◆ **WRITTEN PROBLEM**
Transcribe all of the material exactly. Any picture in it should be left out.

◆ **SUPPLIED DATA**
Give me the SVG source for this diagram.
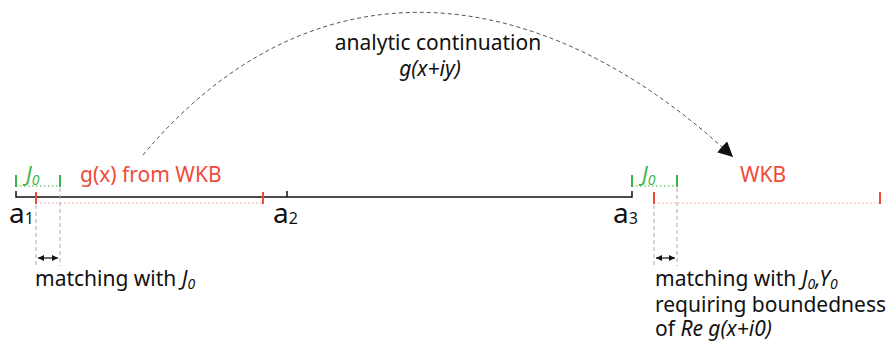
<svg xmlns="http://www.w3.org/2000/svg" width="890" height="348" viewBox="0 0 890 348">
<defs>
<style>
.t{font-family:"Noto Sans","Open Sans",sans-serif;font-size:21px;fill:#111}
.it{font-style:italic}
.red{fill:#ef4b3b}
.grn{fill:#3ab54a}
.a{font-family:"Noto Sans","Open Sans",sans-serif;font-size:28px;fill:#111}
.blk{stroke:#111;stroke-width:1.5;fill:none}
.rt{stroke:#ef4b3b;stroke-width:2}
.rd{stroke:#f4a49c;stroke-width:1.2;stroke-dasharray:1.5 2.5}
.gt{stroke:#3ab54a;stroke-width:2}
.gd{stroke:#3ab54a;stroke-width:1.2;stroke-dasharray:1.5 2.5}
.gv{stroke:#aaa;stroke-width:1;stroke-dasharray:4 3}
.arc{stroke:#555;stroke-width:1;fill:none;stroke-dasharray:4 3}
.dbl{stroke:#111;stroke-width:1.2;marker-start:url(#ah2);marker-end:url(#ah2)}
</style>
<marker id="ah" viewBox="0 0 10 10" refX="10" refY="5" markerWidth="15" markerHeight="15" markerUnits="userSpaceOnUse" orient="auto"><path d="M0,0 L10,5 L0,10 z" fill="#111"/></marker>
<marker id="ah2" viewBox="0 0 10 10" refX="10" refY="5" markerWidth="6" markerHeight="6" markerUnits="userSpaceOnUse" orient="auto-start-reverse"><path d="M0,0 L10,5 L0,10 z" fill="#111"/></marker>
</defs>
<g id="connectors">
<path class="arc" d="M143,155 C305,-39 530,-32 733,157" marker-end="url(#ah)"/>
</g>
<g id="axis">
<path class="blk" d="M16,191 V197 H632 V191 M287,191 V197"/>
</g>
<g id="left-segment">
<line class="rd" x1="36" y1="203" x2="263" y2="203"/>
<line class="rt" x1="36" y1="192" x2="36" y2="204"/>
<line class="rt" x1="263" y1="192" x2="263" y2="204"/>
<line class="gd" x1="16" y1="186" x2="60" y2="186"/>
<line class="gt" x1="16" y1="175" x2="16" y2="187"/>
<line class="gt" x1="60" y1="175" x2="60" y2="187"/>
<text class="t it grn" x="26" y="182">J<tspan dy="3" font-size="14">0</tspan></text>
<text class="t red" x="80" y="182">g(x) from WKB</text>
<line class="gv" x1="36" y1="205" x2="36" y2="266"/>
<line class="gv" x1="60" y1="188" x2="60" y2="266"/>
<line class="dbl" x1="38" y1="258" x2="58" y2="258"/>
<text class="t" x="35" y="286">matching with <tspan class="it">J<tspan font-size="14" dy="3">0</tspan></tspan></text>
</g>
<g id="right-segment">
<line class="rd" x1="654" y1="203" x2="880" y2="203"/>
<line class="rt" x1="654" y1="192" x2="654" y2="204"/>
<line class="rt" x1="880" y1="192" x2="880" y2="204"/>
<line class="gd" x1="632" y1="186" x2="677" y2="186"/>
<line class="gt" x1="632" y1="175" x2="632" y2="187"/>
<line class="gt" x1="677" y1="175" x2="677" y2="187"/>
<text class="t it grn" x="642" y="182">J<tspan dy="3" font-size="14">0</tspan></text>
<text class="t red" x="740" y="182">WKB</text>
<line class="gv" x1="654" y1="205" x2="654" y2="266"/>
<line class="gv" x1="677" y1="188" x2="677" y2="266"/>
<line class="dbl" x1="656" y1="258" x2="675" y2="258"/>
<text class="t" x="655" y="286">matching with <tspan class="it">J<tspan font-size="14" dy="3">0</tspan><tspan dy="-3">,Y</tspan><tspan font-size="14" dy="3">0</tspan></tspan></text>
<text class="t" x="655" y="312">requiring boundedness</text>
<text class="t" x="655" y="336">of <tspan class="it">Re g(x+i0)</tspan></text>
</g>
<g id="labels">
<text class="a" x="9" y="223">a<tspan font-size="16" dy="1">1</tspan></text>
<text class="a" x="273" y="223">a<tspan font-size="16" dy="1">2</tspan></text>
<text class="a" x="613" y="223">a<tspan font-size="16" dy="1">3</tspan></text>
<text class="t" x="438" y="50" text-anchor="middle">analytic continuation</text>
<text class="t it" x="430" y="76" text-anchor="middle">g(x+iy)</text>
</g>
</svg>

◆ **EXPECTED ANSWER**
Give me the SVG source for this diagram.
<svg xmlns="http://www.w3.org/2000/svg" width="890" height="348" viewBox="0 0 890 348">
<defs>
<style>
.t{font-family:"Noto Sans","Open Sans",sans-serif;font-size:21px;fill:#111}
.it{font-style:italic}
.red{fill:#ef4b3b}
.grn{fill:#3ab54a}
.a{font-family:"Noto Sans","Open Sans",sans-serif;font-size:28px;fill:#111}
.blk{stroke:#111;stroke-width:1.5;fill:none}
.rt{stroke:#ef4b3b;stroke-width:2}
.rd{stroke:#f4a49c;stroke-width:1.2;stroke-dasharray:1.5 2.5}
.gt{stroke:#3ab54a;stroke-width:2}
.gd{stroke:#3ab54a;stroke-width:1.2;stroke-dasharray:1.5 2.5}
.gv{stroke:#aaa;stroke-width:1;stroke-dasharray:4 3}
.arc{stroke:#555;stroke-width:1;fill:none;stroke-dasharray:4 3}
.dbl{stroke:#111;stroke-width:1.2;marker-start:url(#ah2);marker-end:url(#ah2)}
</style>
<marker id="ah" viewBox="0 0 10 10" refX="10" refY="5" markerWidth="15" markerHeight="15" markerUnits="userSpaceOnUse" orient="auto"><path d="M0,0 L10,5 L0,10 z" fill="#111"/></marker>
<marker id="ah2" viewBox="0 0 10 10" refX="10" refY="5" markerWidth="6" markerHeight="6" markerUnits="userSpaceOnUse" orient="auto-start-reverse"><path d="M0,0 L10,5 L0,10 z" fill="#111"/></marker>
</defs>
<g id="connectors">
<path class="arc" d="M143,155 C305,-39 530,-32 733,157" marker-end="url(#ah)"/>
</g>
<g id="axis">
<path class="blk" d="M16,191 V197 H632 V191 M287,191 V197"/>
</g>
<g id="left-segment">
<line class="rd" x1="36" y1="203" x2="263" y2="203"/>
<line class="rt" x1="36" y1="192" x2="36" y2="204"/>
<line class="rt" x1="263" y1="192" x2="263" y2="204"/>
<line class="gd" x1="16" y1="186" x2="60" y2="186"/>
<line class="gt" x1="16" y1="175" x2="16" y2="187"/>
<line class="gt" x1="60" y1="175" x2="60" y2="187"/>
<text class="t it grn" x="26" y="182">J<tspan dy="3" font-size="14">0</tspan></text>
<text class="t red" x="80" y="182">g(x) from WKB</text>
<line class="gv" x1="36" y1="205" x2="36" y2="266"/>
<line class="gv" x1="60" y1="188" x2="60" y2="266"/>
<line class="dbl" x1="38" y1="258" x2="58" y2="258"/>
<text class="t" x="35" y="286">matching with <tspan class="it">J<tspan font-size="14" dy="3">0</tspan></tspan></text>
</g>
<g id="right-segment">
<line class="rd" x1="654" y1="203" x2="880" y2="203"/>
<line class="rt" x1="654" y1="192" x2="654" y2="204"/>
<line class="rt" x1="880" y1="192" x2="880" y2="204"/>
<line class="gd" x1="632" y1="186" x2="677" y2="186"/>
<line class="gt" x1="632" y1="175" x2="632" y2="187"/>
<line class="gt" x1="677" y1="175" x2="677" y2="187"/>
<text class="t it grn" x="642" y="182">J<tspan dy="3" font-size="14">0</tspan></text>
<text class="t red" x="740" y="182">WKB</text>
<line class="gv" x1="654" y1="205" x2="654" y2="266"/>
<line class="gv" x1="677" y1="188" x2="677" y2="266"/>
<line class="dbl" x1="656" y1="258" x2="675" y2="258"/>
<text class="t" x="655" y="286">matching with <tspan class="it">J<tspan font-size="14" dy="3">0</tspan><tspan dy="-3">,Y</tspan><tspan font-size="14" dy="3">0</tspan></tspan></text>
<text class="t" x="655" y="312">requiring boundedness</text>
<text class="t" x="655" y="336">of <tspan class="it">Re g(x+i0)</tspan></text>
</g>
<g id="labels">
<text class="a" x="9" y="223">a<tspan font-size="16" dy="1">1</tspan></text>
<text class="a" x="273" y="223">a<tspan font-size="16" dy="1">2</tspan></text>
<text class="a" x="613" y="223">a<tspan font-size="16" dy="1">3</tspan></text>
<text class="t" x="438" y="50" text-anchor="middle">analytic continuation</text>
<text class="t it" x="430" y="76" text-anchor="middle">g(x+iy)</text>
</g>
</svg>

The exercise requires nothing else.